Posted by Carla Muss-Jacobs, RETIRED (RETIRED / State License is Inactive) about 10 years ago

Carla - Perhaps we should be "hoping" instead of wishing.  That works sometimes.

Posted by John Mulkey, Housing Guru ( about 10 years ago

I'm sorry John.  You have this all wrong.  This is the summer of recovery. 

I will revisit your blog to see if you have made the correction or see if my correction has been deleted.




Posted by Jay Markanich, Home Inspector - servicing all Northern Virginia (Jay Markanich Real Estate Inspections, LLC) about 10 years ago

Jay - As usual, you're right, but I'm out of Wite-Out, so I can't make a correction.  Thanks for pointing me to the straight an narrow.  This is the summer of recovery. This is the summer of recovery. This is  . . .

Posted by John Mulkey, Housing Guru ( about 10 years ago

It might be a double dip, but the rise in the middle is less real than a Hooter's waitress (I had to tone that down a little...)

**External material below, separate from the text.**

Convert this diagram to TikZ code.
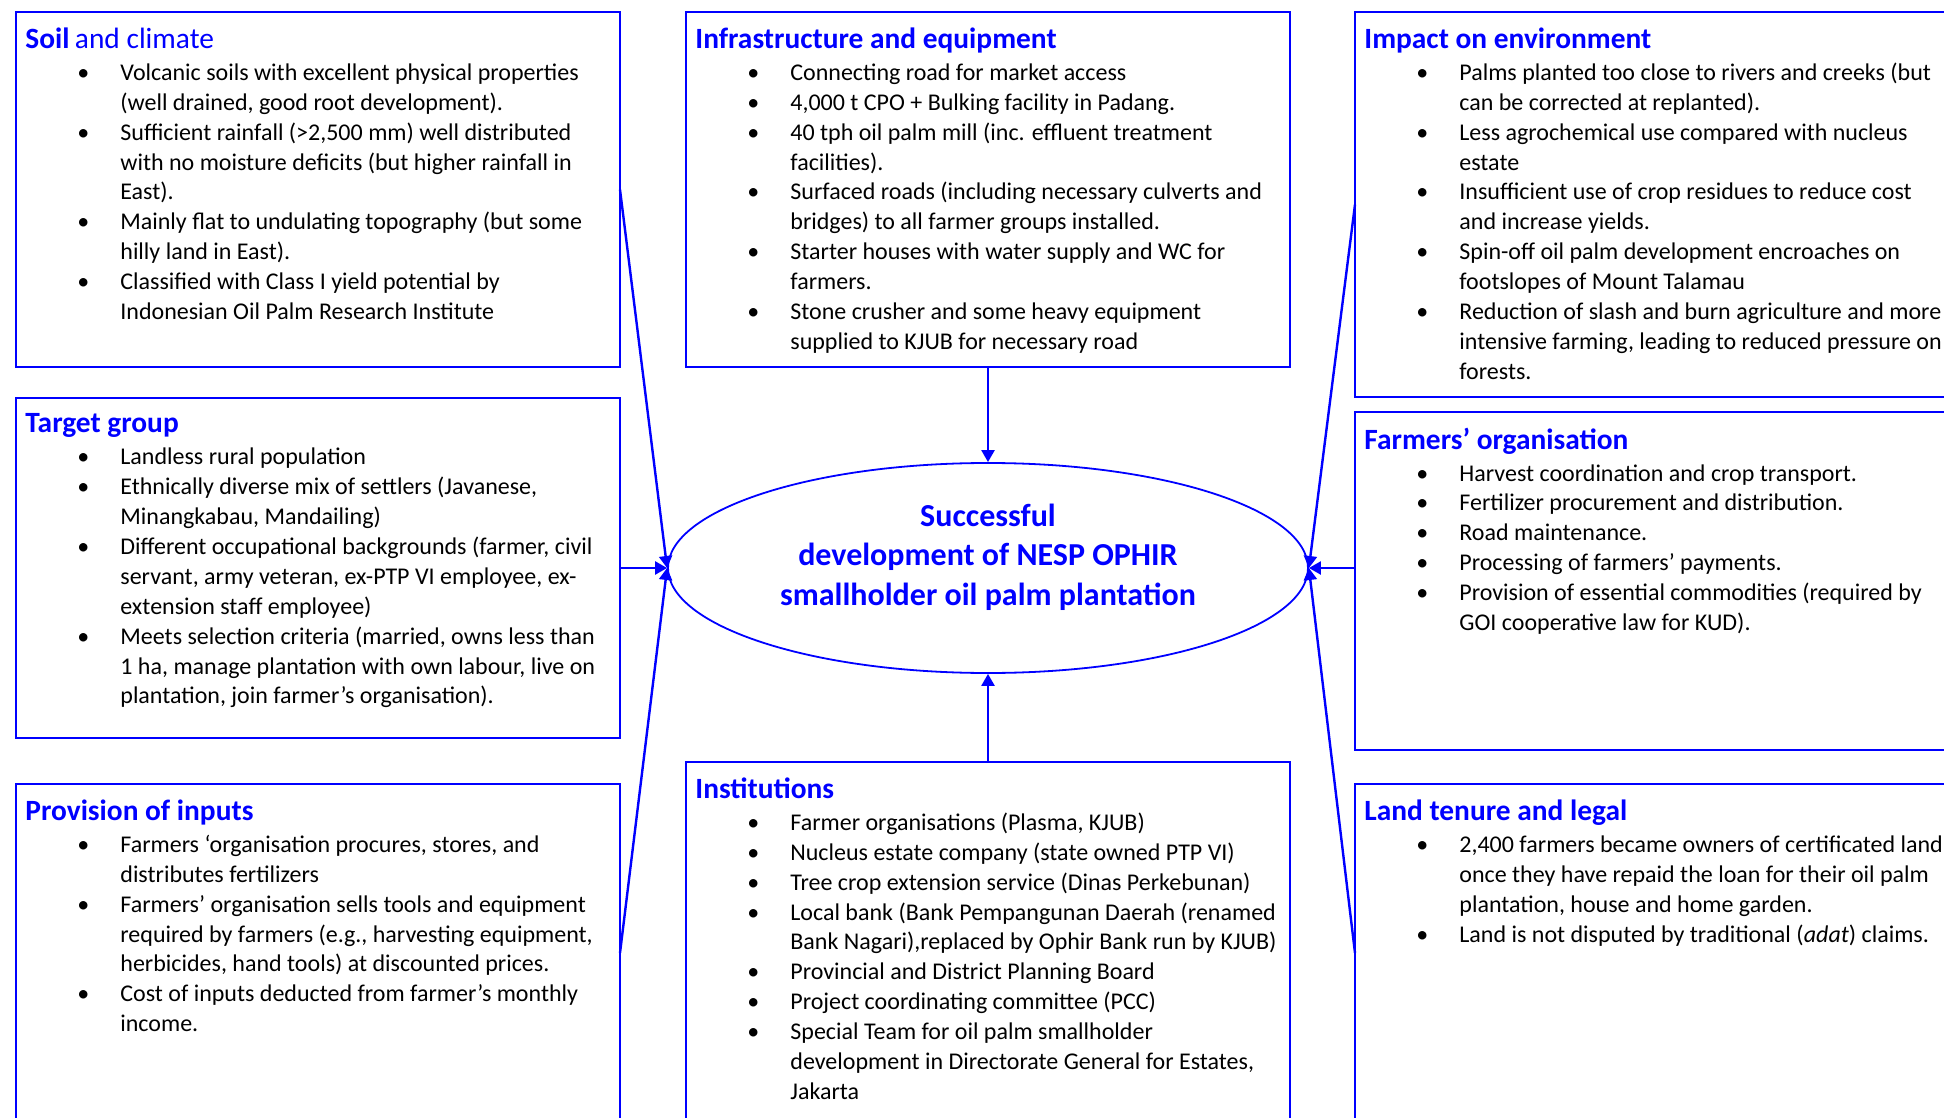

Posted by Lane Bailey, Realtor & Car Guy (Century 21 Results Realty) about 10 years ago

Lane - And like your analogy, the rise was artificial.

Posted by John Mulkey, Housing Guru ( about 10 years ago

John,  What is your take on how the leaking commercial bubble will impact residential lending?  I don't see any significant up tick in the housing market with banks taking back BIG commercial paper...

Posted by Jenna Dixon, 55 & Over | New Constructions | Horse Farms (Momentum Real Estate Group LLC) about 10 years ago

John - it's been an interesting few years and will continue to be interesting for the next few.  I agree this is still basically a correction and the slight rise was artificial.  We are still doing good in the Sacramento area overall right now however are inventory is increasing.

Posted by Lori Mode, Real Estate Made Simple (The Mode Real Estate Group) about 10 years ago

Jenna - I don't think it will have a dramatic impact, and will probably vary by area.  Banks are doing everything possible to avoid a collapse of CRE.

Lori - And we're preparing to enter the "slow" period in sales.

Posted by John Mulkey, Housing Guru ( about 10 years ago


That's a fair argument and the real estate events over the past year or two support your blog. Many areas of the country certainly aren't making any progress at all, despite the government help and truly enticing mortgage rates.

Posted by Esko Kiuru about 10 years ago

Esko - And once we can all acknowledge the reality of where we are, we can develop a new course.